Corbus Pharmaceuticals says that its sole clinical-stage drug came through in a small Phase II study for systemic sclerosis, an autoimmune disease of connective tissue, with the patients taking the treatment posting a significant response compared to the placebo arm.
Using a composite score to gauge a response on a slate of key measures like lung function, the combined drug arm including patients on a range of doses of resunab (JBT-101) posted a median 33% CRISS score after 16 weeks of therapy, compared to 0% in the placebo group. And that marks a significant benefit for patients, says the biotech, with a p-value of 0.044 — not a great number, but within the margin needed to declare a win.
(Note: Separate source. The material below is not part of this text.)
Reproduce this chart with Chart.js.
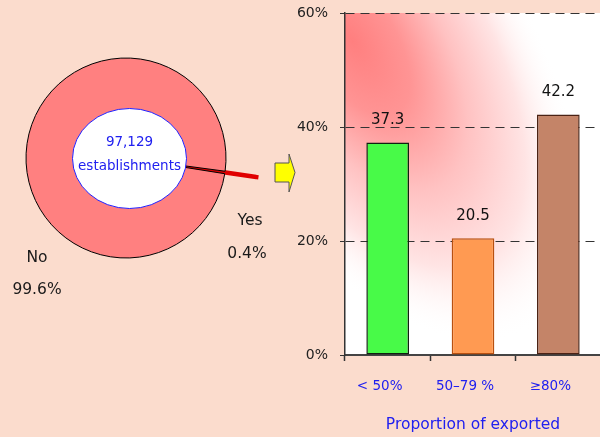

The trial listing on clinicaltrials.gov, though, does list 12-week results as the marker for the primary endpoint, when the CRISS score was a lower 27.5%. Also, one patient had to drop out of the drug arm after complaining of dizziness. CEO Yuval Cohen tells me that any CRISS score over 20% would be “medically meaningful.”
“The p=0.044 isn’t for week 16,” he adds in an email. “It is a comparison between the drug and placebo group across the entire study.”
Shares of Corbus rocketed up 95% this morning in pre-market trading as investors’ temperaments changed dramatically on their first take of the data.
Norwood, MA-based Corbus $CRBP had been on a roll in the lead up to the trial results, with its shares rising steadily right up to the end of October, when TheStreet’s Adam Feuerstein ran a column presenting an anonymous short attack that was in circulation, speculating the resunab was unlikely to demonstrate an effect in Phase II. The drug has bounced around for years among different companies and the data is “weak and inconsistent.” And similar drugs that target the CB2 receptor have failed as well.
That message resonated with investors, and Corbus’ shares cratered in the days after the Feuerstein column was posted, dropping 40%.
On Monday, investigators and company execs were pushing back with a much different message on the study, which included a total of 42 patients in both arms.
“This is the first double-blind, randomized, placebo-controlled trial in diffuse cutaneous systemic sclerosis to demonstrate a clinical benefit using the CRISS as an endpoint, with a drug that was safe and well tolerated. These results bring hope to patients and their physicians that JBT-101 may be an effective drug for systemic sclerosis where currently there are no proven treatments,” said Robert Spiera, the principal investigator and director of the Vasculitis and Scleroderma Program at the Hospital for Special Surgery, Weill Cornell Medical College.
A one-year extension study is now under way to test safety and long-term durability of the drug as the company looks at “next steps” with regulators.